- Born: October 1937 Oklahoma City, Oklahoma, U.S.
- Died: March 7, 2023 (aged 85) Oklahoma City, Oklahoma, U.S.
- Education: St. Gregory's High School
- Alma mater: St. John's University (dropped out) University of Oklahoma (dropped out)
- Occupations: Executive Chairman, Love's Travel Stops & Country Stores
- Spouse: Judy Love
- Children: 4
- Parent: F. C. Love

= Tom Love =

American billionaire businessman (1937–2023)

Thomas E. Love (October 1937 – March 7, 2023), was an American billionaire businessman. He was the founder, owner, and executive chairman of Love's Travel Stops & Country Stores.

==Early life==
Thomas E. Love was born in Oklahoma City in October 1937, one of six siblings. He was the son of F. C. Love, a lawyer who was later president of the oil company Kerr-McGee, and Margaret Eugenia Vessels Love. Thomas was the descendant of two Chickasaw families, both named Love, who were forced to participate in the Trail of Tears. He was a descendant of Benjamin Love, who was the official interpreter for the Chickasaw people.

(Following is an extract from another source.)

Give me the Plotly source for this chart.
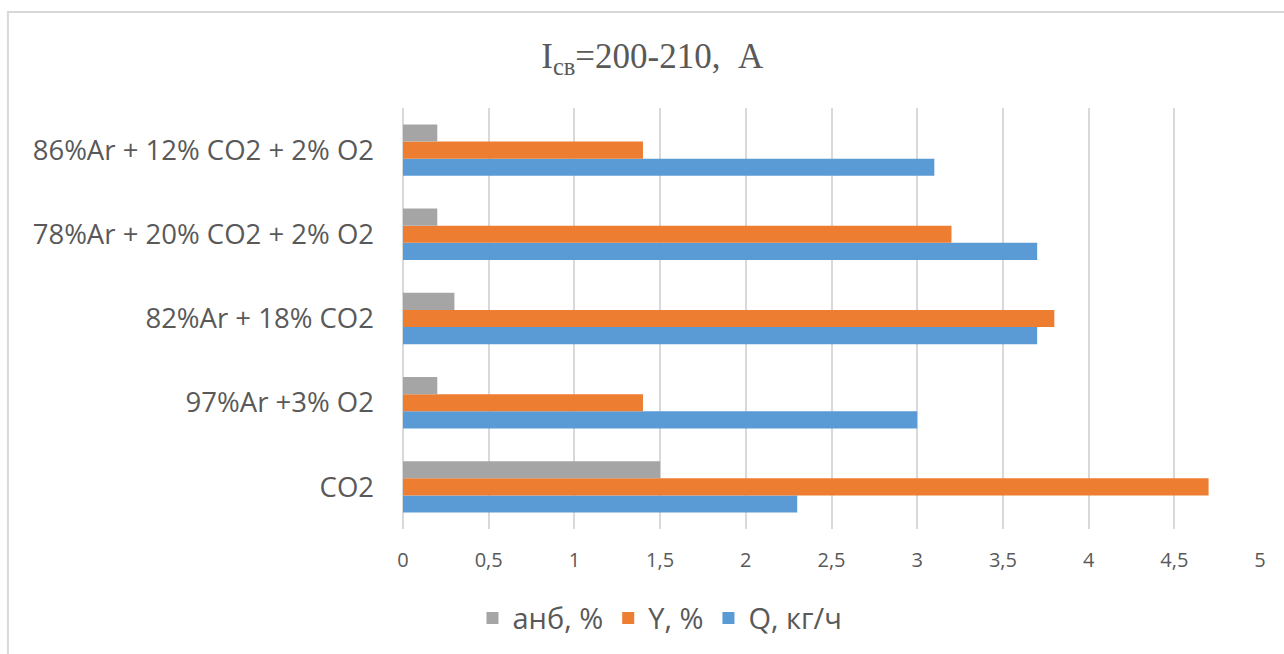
import plotly.graph_objects as go

# Shielding gas mixtures (bottom to top on the chart)
gases = [
    "CO2",
    "97%Ar +3% O2",
    "82%Ar + 18% CO2",
    "78%Ar + 20% CO2 + 2% O2",
    "86%Ar + 12% CO2 + 2% O2",
]

# Series values
q_kg_h = [2.3, 3.0, 3.7, 3.7, 3.1]      # Q, кг/ч
y_pct = [4.7, 1.4, 3.8, 3.2, 1.4]       # Y, %
anb_pct = [1.5, 0.2, 0.3, 0.2, 0.2]     # анб, %

x_ticks = [0, 0.5, 1, 1.5, 2, 2.5, 3, 3.5, 4, 4.5, 5]

GREY_TEXT = "#595959"
GRID = "#d9d9d9"

fig = go.Figure()
fig.add_trace(go.Bar(y=gases, x=q_kg_h, orientation="h", name="Q, кг/ч",
                     marker=dict(color="#5B9BD5", line=dict(width=0))))
fig.add_trace(go.Bar(y=gases, x=y_pct, orientation="h", name="Y, %",
                     marker=dict(color="#ED7D31", line=dict(width=0))))
fig.add_trace(go.Bar(y=gases, x=anb_pct, orientation="h", name="анб, %",
                     marker=dict(color="#A5A5A5", line=dict(width=0))))

fig.update_layout(
    width=1284,
    height=654,
    margin=dict(l=403, r=24, t=108, b=125),
    paper_bgcolor="white",
    plot_bgcolor="white",
    barmode="group",
    bargap=0.39,
    bargroupgap=0,
    separators=", ",
    font=dict(family="Open Sans", color=GREY_TEXT),
    title=dict(
        text="I<sub>св</sub>=200-210,\u00a0\u00a0A",
        font=dict(family="Liberation Serif", size=35, color=GREY_TEXT),
        xref="container", x=0.508, xanchor="center",
        yref="container", y=0.915, yanchor="middle",
    ),
    xaxis=dict(
        range=[0, 5],
        tickvals=x_ticks,
        showgrid=True,
        gridcolor=GRID,
        gridwidth=1.5,
        zeroline=True,
        zerolinecolor=GRID,
        zerolinewidth=1.5,
        showline=False,
        ticks="",
        ticklabelstandoff=17,
        tickfont=dict(family="Open Sans", size=20, color=GREY_TEXT),
    ),
    yaxis=dict(
        type="category",
        categoryorder="array",
        categoryarray=gases,
        showgrid=False,
        showline=False,
        ticks="",
        ticklabelstandoff=28,
        tickfont=dict(family="Open Sans", size=27.5, color=GREY_TEXT),
    ),
    legend=dict(
        orientation="h",
        traceorder="reversed",
        xref="container", x=0.514, xanchor="center",
        yref="container", y=0.055, yanchor="middle",
        font=dict(family="Open Sans", size=29, color=GREY_TEXT),
        itemwidth=30,
    ),
    showlegend=True,
    shapes=[
        dict(type="rect", xref="paper", yref="paper",
             x0=-0.461, x1=1.2, y0=-0.4, y1=1.228,
             line=dict(color=GRID, width=2), fillcolor="rgba(0,0,0,0)",
             layer="below"),
    ],
)

fig.write_html("out.html")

At age 13, he left home to be educated as a boarder at St. Gregory's High School in Shawnee, where he was a standout football player.

Love attended St. John's University in Collegeville, Minnesota, but left after less than one semester. He then joined the U.S. Marine Corps and over a three-year career, rose to the rank of corporal. After leaving the Marines, he married and decided to try college once more. He dropped out of the University of Oklahoma in 1964.

==Career==
Initially, Love owned restaurants and car washes, until he discovered an opportunity in abandoned gas stations.

In January 1964, Love and his wife Judy leased a self-service gas station in Watonga, Oklahoma. Love went on to open another 30 gas stations. Then in 1971, he decided to merge self-service gas stations with convenience stores and the business continued to grow.

Today, Love's Travel Stops & Country Stores is a national chain with more than 600 locations in 42 states.

==Personal life and death==
Tom and Judy Love married on December 26, 1961. They had four children and lived in Oklahoma City. Three of their children work for the company. Frank Love and Greg Love are co-CEOs, and Jenny Love Meyer is the vice president of communications.

Judy Love was secretary of Love's Travel Stops and president of Love's Family Foundation. She sat on the boards of Oklahoma City University, SSM Health Care, the St. Anthony Foundation, Oklahoma City Museum of Art, Civic Center Music Hall, Allied Arts, Community Foundation, and the University of Central Oklahoma Foundation.

Tom Love died in Oklahoma City on March 7, 2023, at age 85. He was posthumously awarded an honorary degree from the University of Oklahoma in May 2024.